[Written request]: Show all lines holding "diagram".

Records with drawing code
== == ==
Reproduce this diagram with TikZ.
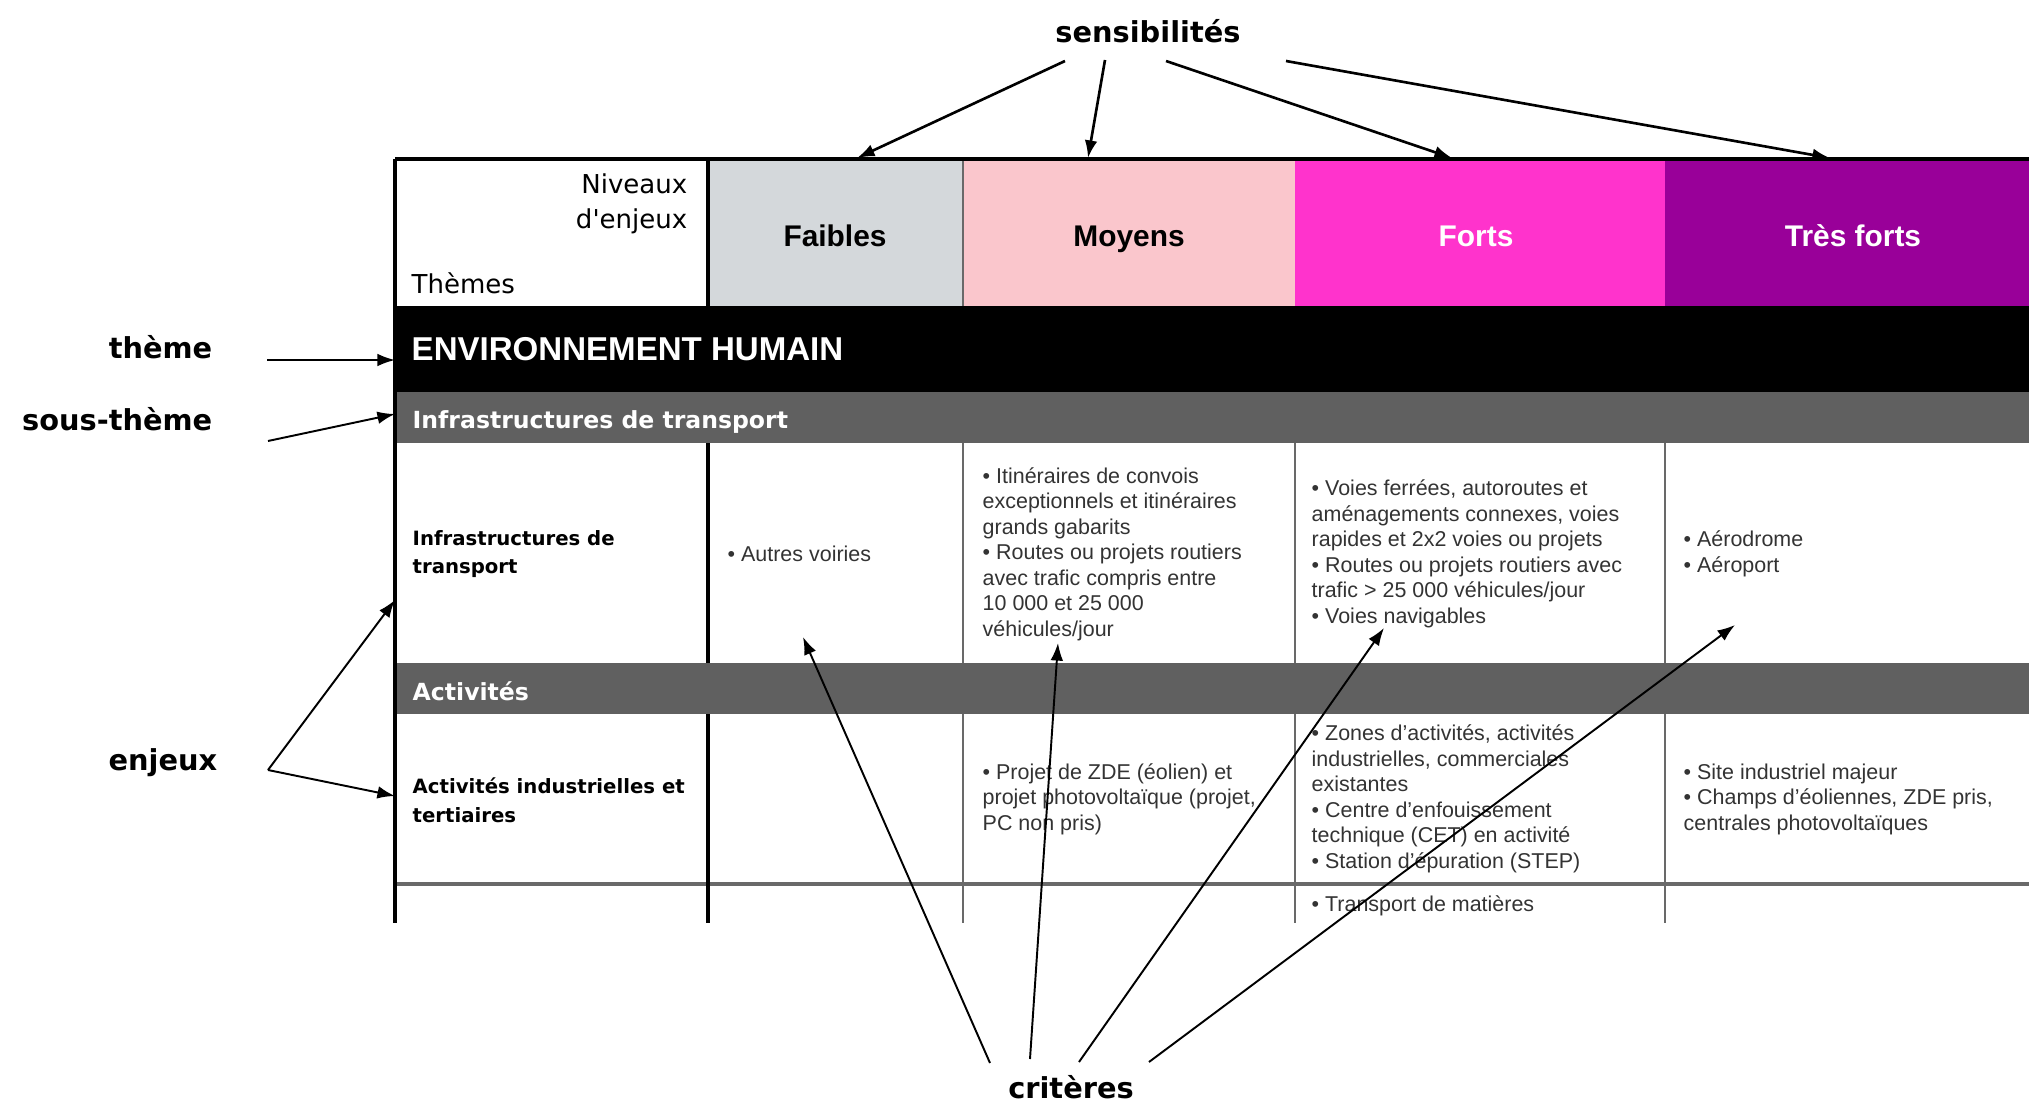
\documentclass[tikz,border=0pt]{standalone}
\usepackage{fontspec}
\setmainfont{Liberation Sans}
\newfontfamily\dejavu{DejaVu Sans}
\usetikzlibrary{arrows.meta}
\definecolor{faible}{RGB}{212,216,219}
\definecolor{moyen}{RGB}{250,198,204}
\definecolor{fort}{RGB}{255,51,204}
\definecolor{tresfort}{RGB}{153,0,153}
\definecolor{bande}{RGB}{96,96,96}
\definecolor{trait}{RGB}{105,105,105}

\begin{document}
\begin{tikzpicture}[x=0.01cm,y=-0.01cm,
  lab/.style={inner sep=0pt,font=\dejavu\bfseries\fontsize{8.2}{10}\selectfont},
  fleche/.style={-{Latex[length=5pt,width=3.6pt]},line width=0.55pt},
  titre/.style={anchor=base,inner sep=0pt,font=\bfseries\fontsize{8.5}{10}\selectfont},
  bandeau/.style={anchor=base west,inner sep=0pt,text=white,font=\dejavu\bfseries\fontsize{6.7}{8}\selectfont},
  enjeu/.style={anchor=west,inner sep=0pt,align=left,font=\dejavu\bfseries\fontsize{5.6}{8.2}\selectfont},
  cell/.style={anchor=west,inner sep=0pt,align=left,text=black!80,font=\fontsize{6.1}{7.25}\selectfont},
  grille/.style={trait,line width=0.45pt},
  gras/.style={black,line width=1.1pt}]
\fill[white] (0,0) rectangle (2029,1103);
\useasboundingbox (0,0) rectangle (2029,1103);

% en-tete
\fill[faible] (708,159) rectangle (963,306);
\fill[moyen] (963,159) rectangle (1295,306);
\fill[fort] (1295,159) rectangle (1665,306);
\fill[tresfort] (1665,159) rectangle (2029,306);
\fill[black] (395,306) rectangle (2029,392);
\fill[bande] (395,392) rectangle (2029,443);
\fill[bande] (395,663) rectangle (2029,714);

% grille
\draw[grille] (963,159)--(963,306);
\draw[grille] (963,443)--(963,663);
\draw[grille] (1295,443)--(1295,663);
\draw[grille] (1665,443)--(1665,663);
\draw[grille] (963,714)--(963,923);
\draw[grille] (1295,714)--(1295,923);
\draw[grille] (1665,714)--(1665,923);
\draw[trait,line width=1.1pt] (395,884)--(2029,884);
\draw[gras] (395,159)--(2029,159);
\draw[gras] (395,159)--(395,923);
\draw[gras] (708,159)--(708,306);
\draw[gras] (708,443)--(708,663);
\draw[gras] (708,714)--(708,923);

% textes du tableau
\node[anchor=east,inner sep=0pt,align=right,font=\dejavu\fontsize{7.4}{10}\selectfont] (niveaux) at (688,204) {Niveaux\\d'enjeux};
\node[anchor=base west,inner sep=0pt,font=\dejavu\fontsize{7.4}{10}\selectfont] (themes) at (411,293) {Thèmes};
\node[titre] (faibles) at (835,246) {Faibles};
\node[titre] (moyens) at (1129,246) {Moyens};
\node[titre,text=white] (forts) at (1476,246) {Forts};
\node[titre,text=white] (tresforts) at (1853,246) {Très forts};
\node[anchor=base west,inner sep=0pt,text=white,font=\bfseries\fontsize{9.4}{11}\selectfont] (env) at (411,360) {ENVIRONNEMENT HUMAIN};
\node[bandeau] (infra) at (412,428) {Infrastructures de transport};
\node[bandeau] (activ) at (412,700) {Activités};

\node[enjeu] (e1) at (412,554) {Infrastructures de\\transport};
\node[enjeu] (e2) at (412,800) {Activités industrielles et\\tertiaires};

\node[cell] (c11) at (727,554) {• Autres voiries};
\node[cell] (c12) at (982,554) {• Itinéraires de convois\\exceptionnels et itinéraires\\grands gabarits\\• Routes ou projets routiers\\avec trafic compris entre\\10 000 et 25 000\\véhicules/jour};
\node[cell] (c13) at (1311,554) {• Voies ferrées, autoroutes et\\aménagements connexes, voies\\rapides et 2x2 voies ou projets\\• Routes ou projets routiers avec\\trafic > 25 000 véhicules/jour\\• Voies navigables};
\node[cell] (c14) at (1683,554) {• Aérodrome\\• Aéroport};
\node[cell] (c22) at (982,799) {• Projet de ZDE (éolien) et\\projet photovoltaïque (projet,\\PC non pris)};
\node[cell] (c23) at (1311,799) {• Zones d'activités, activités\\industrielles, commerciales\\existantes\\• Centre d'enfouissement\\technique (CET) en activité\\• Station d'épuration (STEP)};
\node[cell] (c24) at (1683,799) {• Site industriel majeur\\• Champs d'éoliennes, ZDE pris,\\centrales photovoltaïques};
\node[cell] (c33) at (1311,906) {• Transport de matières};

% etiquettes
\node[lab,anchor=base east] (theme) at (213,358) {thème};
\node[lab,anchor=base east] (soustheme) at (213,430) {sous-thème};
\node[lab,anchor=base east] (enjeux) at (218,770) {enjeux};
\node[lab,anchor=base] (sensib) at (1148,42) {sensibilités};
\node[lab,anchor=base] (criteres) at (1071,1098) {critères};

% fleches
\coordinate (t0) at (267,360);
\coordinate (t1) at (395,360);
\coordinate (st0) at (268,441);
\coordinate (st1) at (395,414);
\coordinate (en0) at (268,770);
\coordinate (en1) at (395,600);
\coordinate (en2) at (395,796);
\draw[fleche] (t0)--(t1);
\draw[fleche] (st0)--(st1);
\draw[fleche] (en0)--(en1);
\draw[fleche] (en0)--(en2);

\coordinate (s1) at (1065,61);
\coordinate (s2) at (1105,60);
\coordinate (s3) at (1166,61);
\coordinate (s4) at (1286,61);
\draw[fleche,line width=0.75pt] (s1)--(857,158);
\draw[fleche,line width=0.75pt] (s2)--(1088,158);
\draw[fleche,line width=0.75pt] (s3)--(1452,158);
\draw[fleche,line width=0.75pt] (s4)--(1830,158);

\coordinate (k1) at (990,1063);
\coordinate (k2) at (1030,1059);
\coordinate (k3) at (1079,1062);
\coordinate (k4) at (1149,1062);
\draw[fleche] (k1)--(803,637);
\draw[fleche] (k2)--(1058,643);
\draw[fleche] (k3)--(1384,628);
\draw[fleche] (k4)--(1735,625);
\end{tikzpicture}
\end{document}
== == ==
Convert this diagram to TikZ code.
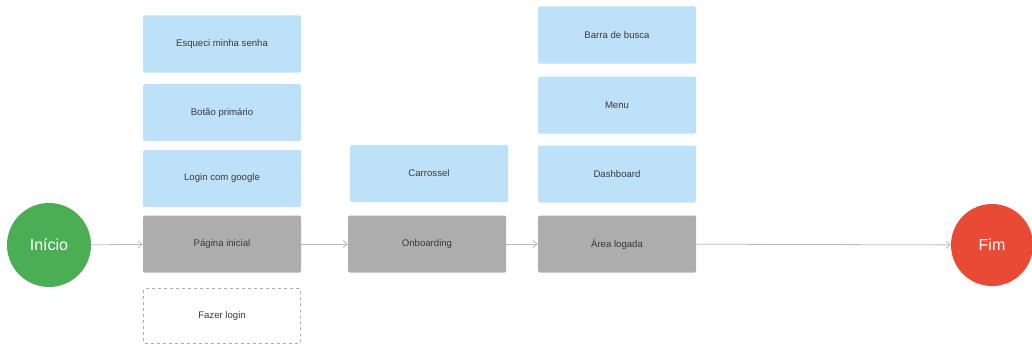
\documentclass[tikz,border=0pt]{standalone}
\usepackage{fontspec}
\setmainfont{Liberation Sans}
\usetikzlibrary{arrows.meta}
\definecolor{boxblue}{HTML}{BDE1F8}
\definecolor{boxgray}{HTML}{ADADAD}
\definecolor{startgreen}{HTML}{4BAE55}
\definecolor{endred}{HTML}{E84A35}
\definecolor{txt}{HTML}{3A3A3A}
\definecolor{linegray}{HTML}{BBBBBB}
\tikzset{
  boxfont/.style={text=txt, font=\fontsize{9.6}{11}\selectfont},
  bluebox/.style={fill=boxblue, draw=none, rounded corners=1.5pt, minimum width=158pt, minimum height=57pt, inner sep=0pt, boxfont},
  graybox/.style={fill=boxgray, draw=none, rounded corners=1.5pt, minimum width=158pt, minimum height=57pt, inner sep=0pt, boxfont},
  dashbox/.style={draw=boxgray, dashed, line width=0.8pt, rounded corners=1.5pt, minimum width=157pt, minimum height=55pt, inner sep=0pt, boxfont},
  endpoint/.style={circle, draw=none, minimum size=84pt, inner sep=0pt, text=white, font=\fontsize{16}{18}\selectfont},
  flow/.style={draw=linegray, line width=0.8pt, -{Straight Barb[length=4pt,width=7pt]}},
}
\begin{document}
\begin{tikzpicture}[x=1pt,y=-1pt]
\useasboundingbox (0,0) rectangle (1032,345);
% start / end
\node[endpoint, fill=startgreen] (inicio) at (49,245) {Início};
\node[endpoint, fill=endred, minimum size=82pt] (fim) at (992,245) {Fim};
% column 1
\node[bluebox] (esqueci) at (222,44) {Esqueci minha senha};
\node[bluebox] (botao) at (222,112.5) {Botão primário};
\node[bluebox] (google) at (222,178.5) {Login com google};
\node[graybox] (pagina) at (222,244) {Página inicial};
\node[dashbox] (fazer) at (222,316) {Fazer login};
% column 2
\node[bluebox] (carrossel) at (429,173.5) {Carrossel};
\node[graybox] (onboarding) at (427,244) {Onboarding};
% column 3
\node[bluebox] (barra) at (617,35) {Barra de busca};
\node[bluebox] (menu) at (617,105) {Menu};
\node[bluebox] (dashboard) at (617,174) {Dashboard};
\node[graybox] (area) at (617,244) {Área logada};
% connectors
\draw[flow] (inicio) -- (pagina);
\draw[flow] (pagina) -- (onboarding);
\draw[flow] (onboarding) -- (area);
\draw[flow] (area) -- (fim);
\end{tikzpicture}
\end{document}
== == ==
[Answer for the task]:
Reproduce this diagram with TikZ.
Convert this diagram to TikZ code.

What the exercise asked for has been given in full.